When vertex_region and vertex_project are set, Human uses the Vertex AI endpoint with Application Default Credentials (ADC). Leave vertex_access_token empty to use ADC automatically, or provide a pre-fetched OAuth2 token.

FieldDescriptionDefault
modeVoice mode: gemini_live, realtime, sonata, webrtc
realtime_modelModel for Gemini Live or OpenAI Realtimegemini-3.1-flash-live-preview
realtime_voiceVoice name for the realtime modelPuck
tts_providerTTS provider for standard mode
tts_voiceVoice ID for Cartesia TTS
tts_modelTTS model name
stt_providerSTT provider for standard mode
stt_modelSTT model name
vertex_regionVertex AI region (enables Vertex endpoint)
vertex_projectVertex AI project ID
vertex_access_tokenPre-fetched OAuth2 token (empty = use ADC)

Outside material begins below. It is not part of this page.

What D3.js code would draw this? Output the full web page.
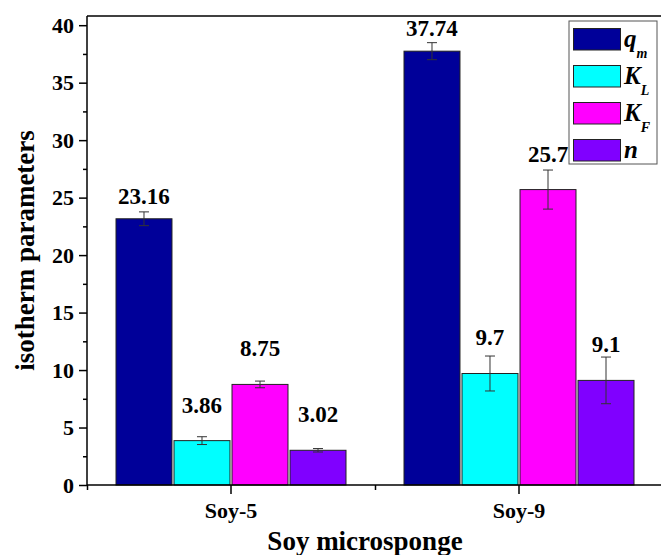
<!DOCTYPE html>
<html>
<head>
<meta charset="utf-8">
<script src="https://cdn.jsdelivr.net/npm/d3@7"></script>
<style>
  body { margin: 0; background: #fff; }
  svg { display: block; }
  svg text { font-family: "Liberation Serif", "Times New Roman", "DejaVu Serif", serif !important; font-weight: bold; }
</style>
</head>
<body>
<div id="chart"></div>
<script>
// data
const categories = ["Soy-5", "Soy-9"];
const seriesKeys = ["qm", "KL", "KF", "n"];
const seriesMain = ["q", "K", "K", "n"];
const seriesSub = ["m", "L", "F", ""];
const colors = ["#000099", "#00FFFF", "#FF00FF", "#8000FF"];
const values = {
  qm: [23.16, 37.74],
  KL: [3.86, 9.7],
  KF: [8.75, 25.7],
  n: [3.02, 9.1]
};
const errors = {
  qm: [0.6, 0.74],
  KL: [0.34, 1.52],
  KF: [0.29, 1.7],
  n: [0.15, 2.03]
};
const labels = {
  qm: ["23.16", "37.74"],
  KL: ["3.86", "9.7"],
  KF: ["8.75", "25.7"],
  n: ["3.02", "9.1"]
};
const yTicks = [0, 5, 10, 15, 20, 25, 30, 35, 40];

const width = 661, height = 555;
const margin = {top: 16, right: -2, bottom: 70, left: 87};

const svg = d3.select("#chart").append("svg").attr("width", width).attr("height", height);
svg.append("rect").attr("width", width).attr("height", height).attr("fill", "#fff");

const x0 = d3.scaleBand().domain(categories).range([margin.left, width - margin.right]).padding(0);
const x1 = d3.scaleBand().domain(seriesKeys).range([29, 259]).paddingInner(0.035);
const y = d3.scaleLinear().domain([0, 40.8]).range([height - margin.bottom, margin.top]);
const color = d3.scaleOrdinal().domain(seriesKeys).range(colors);

const rows = [];
categories.forEach((c, i) => {
  seriesKeys.forEach(k => {
    rows.push({cat: c, key: k, value: values[k][i], err: errors[k][i], label: labels[k][i]});
  });
});

// bars
svg.append("g").selectAll("rect").data(rows).enter().append("rect")
  .attr("x", d => x0(d.cat) + x1(d.key))
  .attr("y", d => y(d.value))
  .attr("width", x1.bandwidth())
  .attr("height", d => y(0) - y(d.value))
  .attr("fill", d => color(d.key))
  .attr("stroke", "#222")
  .attr("stroke-width", 1);

// error bars
const eb = svg.append("g").attr("stroke", "#333").attr("stroke-width", 1);
rows.forEach(d => {
  const cx = x0(d.cat) + x1(d.key) + x1.bandwidth() / 2;
  eb.append("line").attr("x1", cx).attr("x2", cx).attr("y1", y(d.value + d.err)).attr("y2", y(d.value - d.err));
  eb.append("line").attr("x1", cx - 5).attr("x2", cx + 5).attr("y1", y(d.value + d.err)).attr("y2", y(d.value + d.err));
  eb.append("line").attr("x1", cx - 5).attr("x2", cx + 5).attr("y1", y(d.value - d.err)).attr("y2", y(d.value - d.err));
});

// value labels
svg.append("g").selectAll("text").data(rows).enter().append("text")
  .attr("x", d => x0(d.cat) + x1(d.key) + x1.bandwidth() / 2)
  .attr("y", d => y(d.value) - (d.key === "qm" ? 15 : 28))
  .attr("text-anchor", "middle")
  .attr("font-size", "23px")
  .attr("fill", "#000")
  .text(d => d.label);

// y axis
const yAxis = svg.append("g").attr("transform", `translate(${margin.left},0)`)
  .call(d3.axisLeft(y).tickValues(yTicks).tickSize(8).tickPadding(5));
svg.append("g").attr("transform", `translate(${margin.left},0)`)
  .call(d3.axisLeft(y).tickValues(yTicks.slice(0, -1).map(v => v + 2.5)).tickSize(4).tickFormat(""))
  .select(".domain").remove();

// x axis
const xAxis = svg.append("g").attr("transform", `translate(0,${y(0)})`)
  .call(d3.axisBottom(x0).tickSize(9).tickPadding(8));
svg.append("g").attr("transform", `translate(0,${y(0)})`)
  .call(d3.axisBottom(d3.scaleLinear().domain([0, 2]).range([margin.left, x0(categories[1]) + x0.bandwidth()]))
    .tickValues([0, 1, 2]).tickSize(5).tickFormat(""))
  .select(".domain").remove();

svg.selectAll(".domain, .tick line").attr("stroke", "#000").attr("stroke-width", 1.5);
svg.selectAll(".tick text").attr("font-size", "22px").attr("fill", "#000");
xAxis.select(".domain").attr("d", `M${margin.left},0H${width + 5}`);
yAxis.select(".domain").attr("d", `M0,${y(0)}V${margin.top}`);

// top frame
svg.append("line").attr("x1", margin.left).attr("x2", width + 5)
  .attr("y1", margin.top).attr("y2", margin.top).attr("stroke", "#000").attr("stroke-width", 1.5);

// axis titles
svg.append("text").attr("transform", `translate(34,${(y(0) + margin.top) / 2}) rotate(-90)`)
  .attr("text-anchor", "middle").attr("font-size", "27px").attr("fill", "#000")
  .text("isotherm parameters");
svg.append("text").attr("x", (margin.left + width) / 2 - 9).attr("y", 550)
  .attr("text-anchor", "middle").attr("font-size", "27px").attr("fill", "#000")
  .text("Soy microsponge");

// legend
const legend = svg.append("g").attr("transform", "translate(569,21)");
legend.append("rect").attr("width", 88).attr("height", 143)
  .attr("fill", "#fff").attr("stroke", "#555").attr("stroke-width", 1);
seriesKeys.forEach((k, i) => {
  legend.append("rect").attr("x", 4.5).attr("y", 7.5 + i * 37).attr("width", 47).attr("height", 21.5)
    .attr("fill", colors[i]).attr("stroke", "#222").attr("stroke-width", 1);
  const t = legend.append("text").attr("x", 55).attr("y", 26 + i * 37)
    .attr("font-size", "25px").attr("font-style", "italic").attr("fill", "#000");
  t.append("tspan").text(seriesMain[i]);
  if (seriesSub[i]) {
    t.append("tspan").attr("font-size", "14px").attr("dy", 11).text(seriesSub[i]);
  }
});
</script>
</body>
</html>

Voice support is included by default. To explicitly enable:

Terminal window
cmake .. -DHU_ENABLE_VOICE=ON
ProviderSTTTTSNotes
Gemini LiveNativeNativeEnd-to-end multimodal, lowest latency
OpenAI WhisperBest transcription accuracy
CartesiaStreaming TTS with emotion controls
OpenAI TTSMultiple voices
DeepgramLow latency

Audio data is streamed directly to the configured provider and is not stored locally. All connections use TLS. Gemini Live uses Vertex AI with ADC for production authentication — API keys are supported for development only.